▶ Task instructions:
Restate the whole listing word for word. Pictures are left out.
......
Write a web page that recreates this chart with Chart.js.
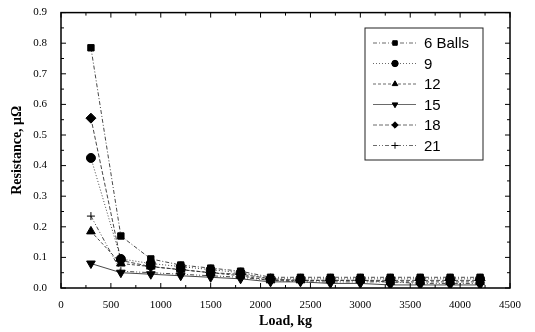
<!DOCTYPE html>
<html>
<head>
<meta charset="utf-8">
<script src="https://cdn.jsdelivr.net/npm/chart.js@4"></script>
<style>
  html, body { margin: 0; padding: 0; background: #fff; }
  #wrap { width: 535px; height: 332px; }
</style>
</head>
<body>
<div id="wrap"><canvas id="c" width="535" height="332"></canvas></div>
<script>
// data
const loads = [300, 600, 900, 1200, 1500, 1800, 2100, 2400, 2700, 3000, 3300, 3600, 3900, 4200];
const seriesNames = ['6 Balls', '9', '12', '15', '18', '21'];
const balls6  = [0.785, 0.17, 0.095, 0.075, 0.065, 0.055, 0.035, 0.035, 0.035, 0.035, 0.035, 0.035, 0.035, 0.035];
const balls9  = [0.425, 0.095, 0.08, 0.07, 0.06, 0.05, 0.03, 0.03, 0.03, 0.03, 0.03, 0.03, 0.03, 0.03];
const balls12 = [0.185, 0.08, 0.07, 0.06, 0.05, 0.04, 0.025, 0.025, 0.025, 0.025, 0.02, 0.02, 0.02, 0.02];
const balls15 = [0.08, 0.05, 0.045, 0.04, 0.035, 0.03, 0.02, 0.02, 0.015, 0.015, 0.01, 0.01, 0.01, 0.01];
const balls18 = [0.555, 0.09, 0.07, 0.06, 0.05, 0.045, 0.03, 0.025, 0.025, 0.025, 0.025, 0.025, 0.025, 0.025];
const balls21 = [0.235, 0.055, 0.05, 0.045, 0.04, 0.035, 0.025, 0.02, 0.02, 0.02, 0.02, 0.015, 0.015, 0.015];
const xTicks = [0, 500, 1000, 1500, 2000, 2500, 3000, 3500, 4000, 4500];
const yTicks = [0, 0.1, 0.2, 0.3, 0.4, 0.5, 0.6, 0.7, 0.8, 0.9];

const values = [balls6, balls9, balls12, balls15, balls18, balls21];
const styles = [
  { pt: 'rect', rot: 0, r: 4.5, dash: [4, 2, 1, 2] },
  { pt: 'circle', rot: 0, r: 4.5, dash: [1, 2] },
  { pt: 'triangle', rot: 0, r: 5, dash: [3, 2] },
  { pt: 'triangle', rot: 180, r: 5, dash: [] },
  { pt: 'rectRot', rot: 0, r: 5, dash: [4, 2] },
  { pt: 'cross', rot: 0, r: 4, dash: [4, 2, 1, 2, 1, 2] }
];

const datasets = seriesNames.map((name, i) => ({
  label: name,
  data: loads.map((x, j) => ({ x: x, y: values[i][j] })),
  showLine: true,
  borderColor: '#333',
  borderWidth: 0.9,
  borderDash: styles[i].dash,
  pointStyle: styles[i].pt,
  rotation: styles[i].rot,
  pointRadius: styles[i].r,
  pointBackgroundColor: '#000',
  pointBorderColor: '#000',
  pointBorderWidth: 1
}));

// frame with inward ticks, axis titles and boxed legend
const frame = {
  id: 'frame',
  afterDraw(chart) {
    const ctx = chart.ctx;
    const a = chart.chartArea;
    const xs = chart.scales.x, ys = chart.scales.y;
    ctx.save();
    ctx.strokeStyle = '#000';
    ctx.lineWidth = 1.5;
    ctx.strokeRect(a.left, a.top, a.right - a.left, a.bottom - a.top);
    ctx.lineWidth = 1;
    ctx.beginPath();
    for (let v = 0; v <= 4500; v += 250) {
      const px = xs.getPixelForValue(v);
      const len = (v % 500 === 0) ? 5 : 3;
      ctx.moveTo(px, a.bottom); ctx.lineTo(px, a.bottom - len);
      ctx.moveTo(px, a.top); ctx.lineTo(px, a.top + len);
    }
    for (let k = 0; k <= 18; k++) {
      const py = ys.getPixelForValue(k * 0.05);
      const len = (k % 2 === 0) ? 5 : 3;
      ctx.moveTo(a.left, py); ctx.lineTo(a.left + len, py);
      ctx.moveTo(a.right, py); ctx.lineTo(a.right - len, py);
    }
    ctx.stroke();

    ctx.fillStyle = '#000';
    ctx.font = 'bold 14px "Liberation Serif"';
    ctx.textAlign = 'center';
    ctx.textBaseline = 'middle';
    ctx.fillText('Load, kg', (a.left + a.right) / 2, 321);
    ctx.save();
    ctx.translate(17, (a.top + a.bottom) / 2);
    ctx.rotate(-Math.PI / 2);
    ctx.fillText('Resistance, μΩ', 0, 0);
    ctx.restore();

    // legend
    const lx = 365, ly = 28, lw = 118, lh = 132;
    ctx.lineWidth = 1;
    ctx.strokeStyle = '#222';
    ctx.fillStyle = '#fff';
    ctx.fillRect(lx, ly, lw, lh);
    ctx.strokeRect(lx, ly, lw, lh);
    chart.data.datasets.forEach((ds, i) => {
      const yy = ly + 15 + i * 20.5;
      ctx.strokeStyle = '#444';
      ctx.lineWidth = 0.8;
      ctx.setLineDash(ds.borderDash);
      ctx.beginPath();
      ctx.moveTo(lx + 8, yy); ctx.lineTo(lx + 51, yy);
      ctx.stroke();
      ctx.setLineDash([]);
      ctx.fillStyle = '#000';
      ctx.strokeStyle = '#000';
      ctx.lineWidth = 1;
      Chart.helpers.drawPoint(ctx, { pointStyle: ds.pointStyle, rotation: ds.rotation, radius: 3.2, borderWidth: 1 }, lx + 30, yy);
      ctx.fillStyle = '#000';
      ctx.font = '15px "Liberation Sans"';
      ctx.textAlign = 'left';
      ctx.fillText(ds.label, lx + 59, yy + 1);
    });
    ctx.restore();
  }
};

new Chart(document.getElementById('c'), {
  type: 'scatter',
  data: { datasets: datasets },
  options: {
    responsive: false,
    animation: false,
    layout: { padding: { top: 12, right: 25, left: 0, bottom: 0 } },
    plugins: { legend: { display: false }, tooltip: { enabled: false } },
    scales: {
      x: {
        min: 0, max: 4500,
        afterFit(s) { s.height = 44; },
        afterBuildTicks(s) { s.ticks = xTicks.map(v => ({ value: v })); },
        grid: { display: false },
        border: { display: false },
        ticks: { color: '#000', font: { family: 'Liberation Serif', size: 11 }, padding: 3, maxRotation: 0,
                 callback: v => String(v) }
      },
      y: {
        min: 0, max: 0.9,
        afterFit(s) { s.width = 61; },
        afterBuildTicks(s) { s.ticks = yTicks.map(v => ({ value: v })); },
        grid: { display: false },
        border: { display: false },
        ticks: { color: '#000', font: { family: 'Liberation Serif', size: 11 }, padding: 6,
                 callback: v => v.toFixed(1) }
      }
    }
  },
  plugins: [frame]
});
</script>
</body>
</html>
......
▶ Task response:
Write a web page that recreates this chart with Chart.js.
<!DOCTYPE html>
<html>
<head>
<meta charset="utf-8">
<script src="https://cdn.jsdelivr.net/npm/chart.js@4"></script>
<style>
  html, body { margin: 0; padding: 0; background: #fff; }
  #wrap { width: 535px; height: 332px; }
</style>
</head>
<body>
<div id="wrap"><canvas id="c" width="535" height="332"></canvas></div>
<script>
// data
const loads = [300, 600, 900, 1200, 1500, 1800, 2100, 2400, 2700, 3000, 3300, 3600, 3900, 4200];
const seriesNames = ['6 Balls', '9', '12', '15', '18', '21'];
const balls6  = [0.785, 0.17, 0.095, 0.075, 0.065, 0.055, 0.035, 0.035, 0.035, 0.035, 0.035, 0.035, 0.035, 0.035];
const balls9  = [0.425, 0.095, 0.08, 0.07, 0.06, 0.05, 0.03, 0.03, 0.03, 0.03, 0.03, 0.03, 0.03, 0.03];
const balls12 = [0.185, 0.08, 0.07, 0.06, 0.05, 0.04, 0.025, 0.025, 0.025, 0.025, 0.02, 0.02, 0.02, 0.02];
const balls15 = [0.08, 0.05, 0.045, 0.04, 0.035, 0.03, 0.02, 0.02, 0.015, 0.015, 0.01, 0.01, 0.01, 0.01];
const balls18 = [0.555, 0.09, 0.07, 0.06, 0.05, 0.045, 0.03, 0.025, 0.025, 0.025, 0.025, 0.025, 0.025, 0.025];
const balls21 = [0.235, 0.055, 0.05, 0.045, 0.04, 0.035, 0.025, 0.02, 0.02, 0.02, 0.02, 0.015, 0.015, 0.015];
const xTicks = [0, 500, 1000, 1500, 2000, 2500, 3000, 3500, 4000, 4500];
const yTicks = [0, 0.1, 0.2, 0.3, 0.4, 0.5, 0.6, 0.7, 0.8, 0.9];

const values = [balls6, balls9, balls12, balls15, balls18, balls21];
const styles = [
  { pt: 'rect', rot: 0, r: 4.5, dash: [4, 2, 1, 2] },
  { pt: 'circle', rot: 0, r: 4.5, dash: [1, 2] },
  { pt: 'triangle', rot: 0, r: 5, dash: [3, 2] },
  { pt: 'triangle', rot: 180, r: 5, dash: [] },
  { pt: 'rectRot', rot: 0, r: 5, dash: [4, 2] },
  { pt: 'cross', rot: 0, r: 4, dash: [4, 2, 1, 2, 1, 2] }
];

const datasets = seriesNames.map((name, i) => ({
  label: name,
  data: loads.map((x, j) => ({ x: x, y: values[i][j] })),
  showLine: true,
  borderColor: '#333',
  borderWidth: 0.9,
  borderDash: styles[i].dash,
  pointStyle: styles[i].pt,
  rotation: styles[i].rot,
  pointRadius: styles[i].r,
  pointBackgroundColor: '#000',
  pointBorderColor: '#000',
  pointBorderWidth: 1
}));

// frame with inward ticks, axis titles and boxed legend
const frame = {
  id: 'frame',
  afterDraw(chart) {
    const ctx = chart.ctx;
    const a = chart.chartArea;
    const xs = chart.scales.x, ys = chart.scales.y;
    ctx.save();
    ctx.strokeStyle = '#000';
    ctx.lineWidth = 1.5;
    ctx.strokeRect(a.left, a.top, a.right - a.left, a.bottom - a.top);
    ctx.lineWidth = 1;
    ctx.beginPath();
    for (let v = 0; v <= 4500; v += 250) {
      const px = xs.getPixelForValue(v);
      const len = (v % 500 === 0) ? 5 : 3;
      ctx.moveTo(px, a.bottom); ctx.lineTo(px, a.bottom - len);
      ctx.moveTo(px, a.top); ctx.lineTo(px, a.top + len);
    }
    for (let k = 0; k <= 18; k++) {
      const py = ys.getPixelForValue(k * 0.05);
      const len = (k % 2 === 0) ? 5 : 3;
      ctx.moveTo(a.left, py); ctx.lineTo(a.left + len, py);
      ctx.moveTo(a.right, py); ctx.lineTo(a.right - len, py);
    }
    ctx.stroke();

    ctx.fillStyle = '#000';
    ctx.font = 'bold 14px "Liberation Serif"';
    ctx.textAlign = 'center';
    ctx.textBaseline = 'middle';
    ctx.fillText('Load, kg', (a.left + a.right) / 2, 321);
    ctx.save();
    ctx.translate(17, (a.top + a.bottom) / 2);
    ctx.rotate(-Math.PI / 2);
    ctx.fillText('Resistance, μΩ', 0, 0);
    ctx.restore();

    // legend
    const lx = 365, ly = 28, lw = 118, lh = 132;
    ctx.lineWidth = 1;
    ctx.strokeStyle = '#222';
    ctx.fillStyle = '#fff';
    ctx.fillRect(lx, ly, lw, lh);
    ctx.strokeRect(lx, ly, lw, lh);
    chart.data.datasets.forEach((ds, i) => {
      const yy = ly + 15 + i * 20.5;
      ctx.strokeStyle = '#444';
      ctx.lineWidth = 0.8;
      ctx.setLineDash(ds.borderDash);
      ctx.beginPath();
      ctx.moveTo(lx + 8, yy); ctx.lineTo(lx + 51, yy);
      ctx.stroke();
      ctx.setLineDash([]);
      ctx.fillStyle = '#000';
      ctx.strokeStyle = '#000';
      ctx.lineWidth = 1;
      Chart.helpers.drawPoint(ctx, { pointStyle: ds.pointStyle, rotation: ds.rotation, radius: 3.2, borderWidth: 1 }, lx + 30, yy);
      ctx.fillStyle = '#000';
      ctx.font = '15px "Liberation Sans"';
      ctx.textAlign = 'left';
      ctx.fillText(ds.label, lx + 59, yy + 1);
    });
    ctx.restore();
  }
};

new Chart(document.getElementById('c'), {
  type: 'scatter',
  data: { datasets: datasets },
  options: {
    responsive: false,
    animation: false,
    layout: { padding: { top: 12, right: 25, left: 0, bottom: 0 } },
    plugins: { legend: { display: false }, tooltip: { enabled: false } },
    scales: {
      x: {
        min: 0, max: 4500,
        afterFit(s) { s.height = 44; },
        afterBuildTicks(s) { s.ticks = xTicks.map(v => ({ value: v })); },
        grid: { display: false },
        border: { display: false },
        ticks: { color: '#000', font: { family: 'Liberation Serif', size: 11 }, padding: 3, maxRotation: 0,
                 callback: v => String(v) }
      },
      y: {
        min: 0, max: 0.9,
        afterFit(s) { s.width = 61; },
        afterBuildTicks(s) { s.ticks = yTicks.map(v => ({ value: v })); },
        grid: { display: false },
        border: { display: false },
        ticks: { color: '#000', font: { family: 'Liberation Serif', size: 11 }, padding: 6,
                 callback: v => v.toFixed(1) }
      }
    }
  },
  plugins: [frame]
});
</script>
</body>
</html>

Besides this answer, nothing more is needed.